▸ DATA LINES:
++++++

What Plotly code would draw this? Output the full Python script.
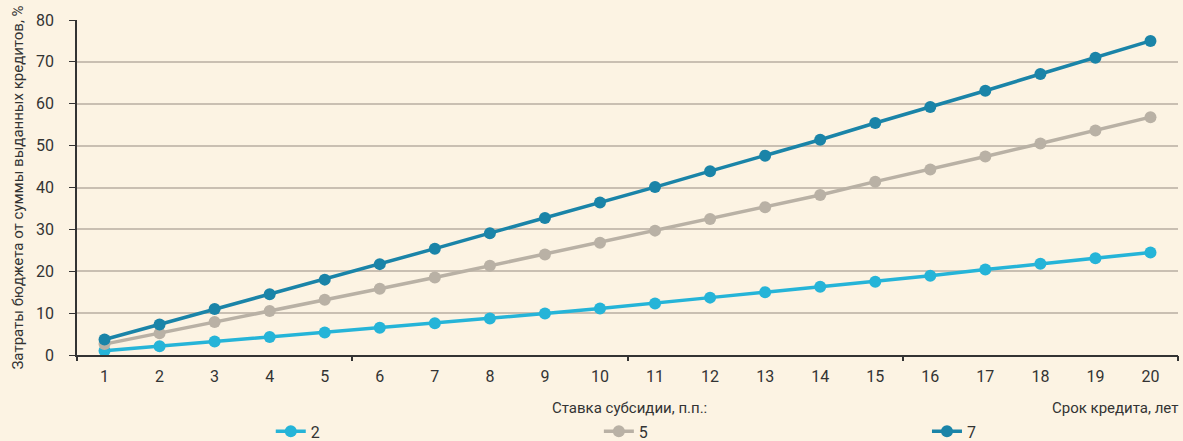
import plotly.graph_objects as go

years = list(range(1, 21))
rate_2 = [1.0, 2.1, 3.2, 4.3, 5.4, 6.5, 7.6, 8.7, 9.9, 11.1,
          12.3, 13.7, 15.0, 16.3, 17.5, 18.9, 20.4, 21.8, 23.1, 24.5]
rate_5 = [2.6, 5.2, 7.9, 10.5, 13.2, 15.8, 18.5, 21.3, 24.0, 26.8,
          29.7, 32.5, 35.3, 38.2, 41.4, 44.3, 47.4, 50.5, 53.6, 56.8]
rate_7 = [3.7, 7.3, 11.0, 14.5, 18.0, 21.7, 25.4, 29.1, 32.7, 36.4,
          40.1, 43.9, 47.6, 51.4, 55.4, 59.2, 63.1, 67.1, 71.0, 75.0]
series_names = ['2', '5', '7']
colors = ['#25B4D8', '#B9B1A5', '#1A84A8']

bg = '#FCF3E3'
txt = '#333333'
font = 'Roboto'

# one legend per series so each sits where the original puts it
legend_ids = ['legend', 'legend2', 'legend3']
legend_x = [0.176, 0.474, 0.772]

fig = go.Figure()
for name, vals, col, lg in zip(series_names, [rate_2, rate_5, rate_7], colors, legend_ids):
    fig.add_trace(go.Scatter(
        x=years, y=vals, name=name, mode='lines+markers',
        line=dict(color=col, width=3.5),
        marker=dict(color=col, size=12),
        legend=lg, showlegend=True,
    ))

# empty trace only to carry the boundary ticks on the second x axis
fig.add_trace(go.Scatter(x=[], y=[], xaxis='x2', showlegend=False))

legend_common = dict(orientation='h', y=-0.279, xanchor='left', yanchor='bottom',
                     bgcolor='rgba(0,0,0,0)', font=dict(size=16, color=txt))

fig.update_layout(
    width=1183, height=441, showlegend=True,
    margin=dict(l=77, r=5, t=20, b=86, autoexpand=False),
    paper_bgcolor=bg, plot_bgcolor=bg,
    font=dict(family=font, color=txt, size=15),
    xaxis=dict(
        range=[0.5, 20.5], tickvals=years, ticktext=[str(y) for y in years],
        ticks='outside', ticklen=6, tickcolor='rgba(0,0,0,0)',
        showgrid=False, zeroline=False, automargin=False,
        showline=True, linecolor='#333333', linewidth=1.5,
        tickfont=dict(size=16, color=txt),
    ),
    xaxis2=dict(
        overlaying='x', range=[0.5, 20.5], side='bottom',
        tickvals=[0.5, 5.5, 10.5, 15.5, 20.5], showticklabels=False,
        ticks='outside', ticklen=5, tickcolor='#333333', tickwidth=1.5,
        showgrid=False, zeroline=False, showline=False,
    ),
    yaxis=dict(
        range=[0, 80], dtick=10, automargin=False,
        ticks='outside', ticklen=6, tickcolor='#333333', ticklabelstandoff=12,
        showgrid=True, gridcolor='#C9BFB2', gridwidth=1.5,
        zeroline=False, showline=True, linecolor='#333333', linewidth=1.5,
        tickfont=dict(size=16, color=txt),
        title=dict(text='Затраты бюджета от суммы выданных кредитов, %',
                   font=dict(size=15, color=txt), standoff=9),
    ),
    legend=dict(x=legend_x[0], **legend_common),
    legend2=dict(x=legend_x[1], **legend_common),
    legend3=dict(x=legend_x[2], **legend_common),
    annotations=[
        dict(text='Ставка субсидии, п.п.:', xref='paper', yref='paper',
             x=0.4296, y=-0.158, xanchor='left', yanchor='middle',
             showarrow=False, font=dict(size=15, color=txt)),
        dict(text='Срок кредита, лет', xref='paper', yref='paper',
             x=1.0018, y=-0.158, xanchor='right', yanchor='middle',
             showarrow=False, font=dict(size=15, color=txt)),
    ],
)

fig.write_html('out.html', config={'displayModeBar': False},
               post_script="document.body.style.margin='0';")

++++++

▸ GOAL OF THE EXERCISE: Retype the whole listing, keeping every line identical and omitting all pictures.

▸ CORRECT RESPONSE:
What Plotly code would draw this? Output the full Python script.
import plotly.graph_objects as go

years = list(range(1, 21))
rate_2 = [1.0, 2.1, 3.2, 4.3, 5.4, 6.5, 7.6, 8.7, 9.9, 11.1,
          12.3, 13.7, 15.0, 16.3, 17.5, 18.9, 20.4, 21.8, 23.1, 24.5]
rate_5 = [2.6, 5.2, 7.9, 10.5, 13.2, 15.8, 18.5, 21.3, 24.0, 26.8,
          29.7, 32.5, 35.3, 38.2, 41.4, 44.3, 47.4, 50.5, 53.6, 56.8]
rate_7 = [3.7, 7.3, 11.0, 14.5, 18.0, 21.7, 25.4, 29.1, 32.7, 36.4,
          40.1, 43.9, 47.6, 51.4, 55.4, 59.2, 63.1, 67.1, 71.0, 75.0]
series_names = ['2', '5', '7']
colors = ['#25B4D8', '#B9B1A5', '#1A84A8']

bg = '#FCF3E3'
txt = '#333333'
font = 'Roboto'

# one legend per series so each sits where the original puts it
legend_ids = ['legend', 'legend2', 'legend3']
legend_x = [0.176, 0.474, 0.772]

fig = go.Figure()
for name, vals, col, lg in zip(series_names, [rate_2, rate_5, rate_7], colors, legend_ids):
    fig.add_trace(go.Scatter(
        x=years, y=vals, name=name, mode='lines+markers',
        line=dict(color=col, width=3.5),
        marker=dict(color=col, size=12),
        legend=lg, showlegend=True,
    ))

# empty trace only to carry the boundary ticks on the second x axis
fig.add_trace(go.Scatter(x=[], y=[], xaxis='x2', showlegend=False))

legend_common = dict(orientation='h', y=-0.279, xanchor='left', yanchor='bottom',
                     bgcolor='rgba(0,0,0,0)', font=dict(size=16, color=txt))

fig.update_layout(
    width=1183, height=441, showlegend=True,
    margin=dict(l=77, r=5, t=20, b=86, autoexpand=False),
    paper_bgcolor=bg, plot_bgcolor=bg,
    font=dict(family=font, color=txt, size=15),
    xaxis=dict(
        range=[0.5, 20.5], tickvals=years, ticktext=[str(y) for y in years],
        ticks='outside', ticklen=6, tickcolor='rgba(0,0,0,0)',
        showgrid=False, zeroline=False, automargin=False,
        showline=True, linecolor='#333333', linewidth=1.5,
        tickfont=dict(size=16, color=txt),
    ),
    xaxis2=dict(
        overlaying='x', range=[0.5, 20.5], side='bottom',
        tickvals=[0.5, 5.5, 10.5, 15.5, 20.5], showticklabels=False,
        ticks='outside', ticklen=5, tickcolor='#333333', tickwidth=1.5,
        showgrid=False, zeroline=False, showline=False,
    ),
    yaxis=dict(
        range=[0, 80], dtick=10, automargin=False,
        ticks='outside', ticklen=6, tickcolor='#333333', ticklabelstandoff=12,
        showgrid=True, gridcolor='#C9BFB2', gridwidth=1.5,
        zeroline=False, showline=True, linecolor='#333333', linewidth=1.5,
        tickfont=dict(size=16, color=txt),
        title=dict(text='Затраты бюджета от суммы выданных кредитов, %',
                   font=dict(size=15, color=txt), standoff=9),
    ),
    legend=dict(x=legend_x[0], **legend_common),
    legend2=dict(x=legend_x[1], **legend_common),
    legend3=dict(x=legend_x[2], **legend_common),
    annotations=[
        dict(text='Ставка субсидии, п.п.:', xref='paper', yref='paper',
             x=0.4296, y=-0.158, xanchor='left', yanchor='middle',
             showarrow=False, font=dict(size=15, color=txt)),
        dict(text='Срок кредита, лет', xref='paper', yref='paper',
             x=1.0018, y=-0.158, xanchor='right', yanchor='middle',
             showarrow=False, font=dict(size=15, color=txt)),
    ],
)

fig.write_html('out.html', config={'displayModeBar': False},
               post_script="document.body.style.margin='0';")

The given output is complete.